La creación de la Mujer y el Hombre
Los dioses pensaron que el acabado Midgard exigía la
presencia de la mujer y del hombre.
Viendo ante sí un olmo (Embla) y un fresno (Ask) juntos, a
la orilla del mar, Odín comprendió al instante que de esos dos árboles habría
que crear al hombre y a la mujer, la estirpe de los humanos.
A ellos les dio Odín el alma; Hoenir, el movimiento y los
sentidos; Lodur, la sangre y la vida. El primer hombre, Ask, y la primera
mujer, Embla, estaban vivos y eran libres, habían recibido el don del
pensamiento y el del lenguaje, el poder de amar, la capacidad de la esperanza y
la fuerza del trabajo, para que gobernasen su mundo y dieran nacimiento a una
raza nueva, sobre la cual ellos, los dioses, estarían ejerciendo su tutela
permanente. Pero Odín, dios de la sabiduría y de la victoria, ante todo era el
protector de los guerreros, a los que guardaba un especial afecto, cuidándolos
desde la altura de su trono, el Hlidskialf, mientras vigilaba sobre el resto
del Universo, en el nivel de los dioses, el de los humanos y en el de los
elfos.
Cerca de allí estaba su otro palacio, Valhalla, o sala de
los muertos escogidos, el paraíso de los hombres elegidos entre los caídos en
combate heroico.
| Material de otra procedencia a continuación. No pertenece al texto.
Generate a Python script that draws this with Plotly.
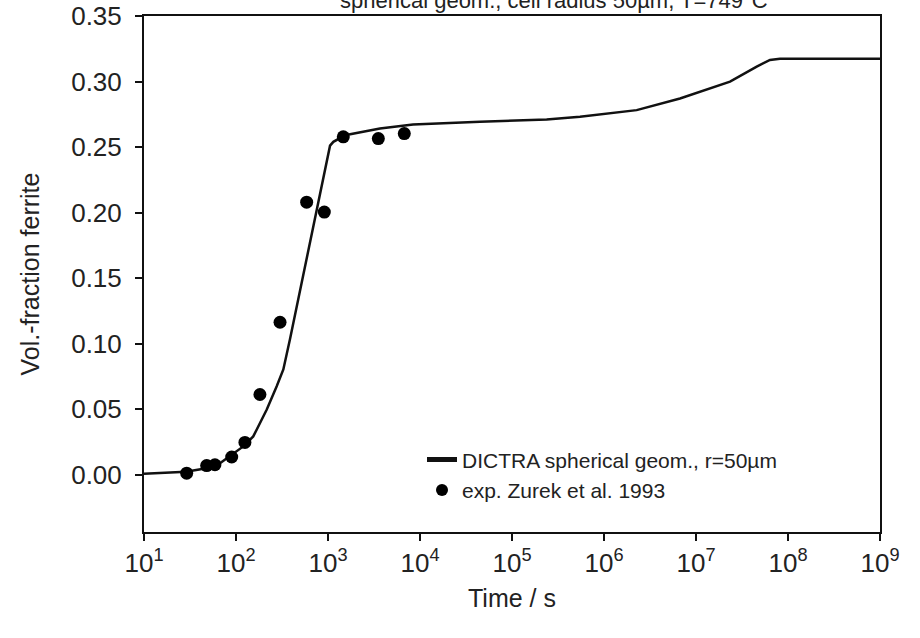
import plotly.graph_objects as go

# DICTRA simulation: time (s) vs. ferrite volume fraction
sim_time = [10, 28.6, 59.2, 120, 154, 216, 277, 327, 386, 1052, 1143, 1531,
            3673, 8395, 44870, 238000, 548000, 2265000, 6700000, 23440000,
            45700000, 63680000, 81850000, 1e9]
sim_frac = [0.0008, 0.0023, 0.0061, 0.0217, 0.0293, 0.0498, 0.0676, 0.0804,
            0.1034, 0.2511, 0.2540, 0.2590, 0.2642, 0.2672, 0.2693, 0.2711,
            0.2731, 0.2782, 0.2871, 0.2999, 0.3114, 0.3165, 0.3174, 0.3174]

# Measured ferrite fraction (Zurek et al. 1993)
exp_time = [29.1, 48, 59, 89.8, 125, 182, 301, 586, 912, 1466, 3524, 6748]
exp_frac = [0.0013, 0.0071, 0.0077, 0.0136, 0.0247, 0.0613, 0.1164, 0.208,
            0.2004, 0.2578, 0.2565, 0.2603]

x_tickvals = [1e1, 1e2, 1e3, 1e4, 1e5, 1e6, 1e7, 1e8, 1e9]
x_ticktext = ["10<sup>1</sup>", "10<sup>2</sup>", "10<sup>3</sup>", "10<sup>4</sup>",
              "10<sup>5</sup>", "10<sup>6</sup>", "10<sup>7</sup>", "10<sup>8</sup>",
              "10<sup>9</sup>"]
y_tickvals = [0.00, 0.05, 0.10, 0.15, 0.20, 0.25, 0.30, 0.35]

FONT = "Liberation Sans, Arial, sans-serif"
INK = "#222222"

fig = go.Figure()
fig.add_trace(go.Scatter(
    x=sim_time, y=sim_frac, mode="lines",
    line=dict(color="#111111", width=2.5),
    name="DICTRA spherical geom., r=50\u00b5m",
))
fig.add_trace(go.Scatter(
    x=exp_time, y=exp_frac, mode="markers",
    marker=dict(color="#000000", size=13),
    name="exp. Zurek et al. 1993",
))

fig.update_layout(
    width=920, height=638,
    margin=dict(l=144, r=40, t=16, b=106, autoexpand=False),
    paper_bgcolor="white", plot_bgcolor="white",
    font=dict(family=FONT, size=26, color=INK),
    showlegend=True,
    legend=dict(
        x=(422 - 144) / 736, y=(0.0436 + 0.027) / 0.3936,
        xanchor="left", yanchor="top",
        bgcolor="rgba(0,0,0,0)", borderwidth=0,
        font=dict(family=FONT, size=21, color=INK),
        tracegroupgap=0, itemsizing="constant",
    ),
    annotations=[dict(
        text="spherical geom., cell radius 50\u00b5m, T=749\u00b0C",
        xref="paper", yref="paper", x=(554 - 144) / 736, y=1 + 15 / 516,
        xanchor="center", yanchor="middle", showarrow=False,
        font=dict(family=FONT, size=22, color=INK),
    )],
)

fig.update_xaxes(
    type="log", range=[1, 9], automargin=False,
    tickvals=x_tickvals, ticktext=x_ticktext,
    ticks="outside", ticklen=7, tickwidth=1.5, tickcolor="#111111",
    showline=True, linecolor="#111111", linewidth=2, mirror=True,
    showgrid=False, zeroline=False,
    title=dict(text="Time / s", standoff=12, font=dict(size=25)),
)
fig.update_yaxes(
    range=[-0.0436, 0.35], automargin=False,
    tickvals=y_tickvals, tickformat=".2f",
    ticks="outside", ticklen=7, tickwidth=1.5, tickcolor="#111111",
    ticklabelstandoff=8,
    showline=True, linecolor="#111111", linewidth=2, mirror=True,
    showgrid=False, zeroline=False,
    title=dict(text="Vol.-fraction ferrite", standoff=24, font=dict(size=25)),
)

fig.write_html("out.html")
Era un palacio magnífico, al que se accedía por cualquiera de
las quinientas cuarenta puertas, inmensas puertas (por cada una podía pasar una
formación de ochocientos hombres en fondo), que daban a una gran sala cubierta
de espadas tan brillantes, que ellas eran las que iluminaban la estancia,
reflejándose su luz en el artesonado hecho de escudos de oro, y en los petos y
mallas que decoraban los bancos, la sala, comedor y lugar de reunión para los
Einheriar traídos de entre los muertos por las Valkirias, a lomos de sus
monturas, tras cabalgar a través del Bifröst.